Super-Strong Magnetic Fields of Neutron Stars in Be X-Ray Binaries Estimated with New Torque and Magnetosphere Models

TL;DR

This paper revises the estimates of neutron star magnetic fields in Be X-ray binaries using improved torque and magnetosphere models, revealing significantly higher fields and more consistent solutions near spin equilibrium.

Contribution

Introduces a new torque model and applies it to different magnetosphere radius models, providing more accurate and consistent magnetic field estimates for neutron stars in Be X-ray binaries.

Findings

Magnetic field estimates are higher with the new models.

The compressed magnetosphere model yields unique solutions near spin equilibrium.

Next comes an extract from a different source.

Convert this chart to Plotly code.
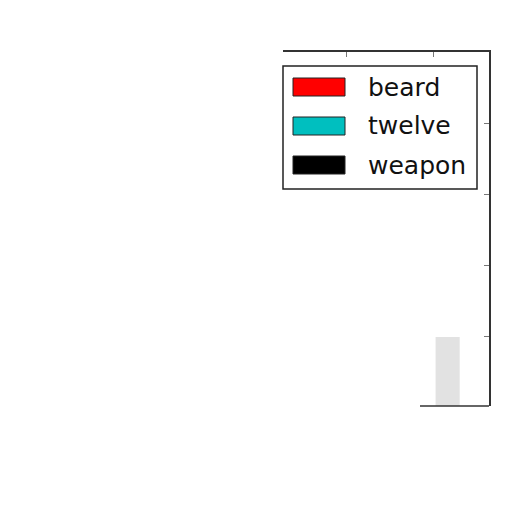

Magnetic fields range between quantum critical and virial limits.

Abstract

We re-estimate the surface magnetic fields of neutron stars (NSs) in Be X-ray binaries (BeXBs) with different models of torque, improved beyond Klus et al. (2014). In particular, a new torque model (Dai \& Li 2006) is applied to three models of magnetosphere radius. Unlike the previous models, the new torque model does not lead to divergent results for any fastness parameter. The inferred surface magnetic fields of these NSs for the two compressed magnetosphere models are much higher than that for the uncompressed magnetosphere model. The new torque model using the compressed-magnetosphere radius (Shi, Zhang \& Li 2014) leads to unique solutions near spin equilibrium in all cases, unlike other models that usually give two branches of solutions. Although our conclusions are still affected by the simplistic assumptions about the magnetosphere radius calculations, we show several groups of possible surface magnetic field values with our new models when the interaction between the magnetosphere and the infalling accretion plasma is considered. The estimated surface magnetic fields for NSs BeXBs in the Large Magellanic Cloud, the Small Magellanic Cloud and the Milk Way are between the quantum critical field and the maximum "virial" value by the spin equilibrium condition.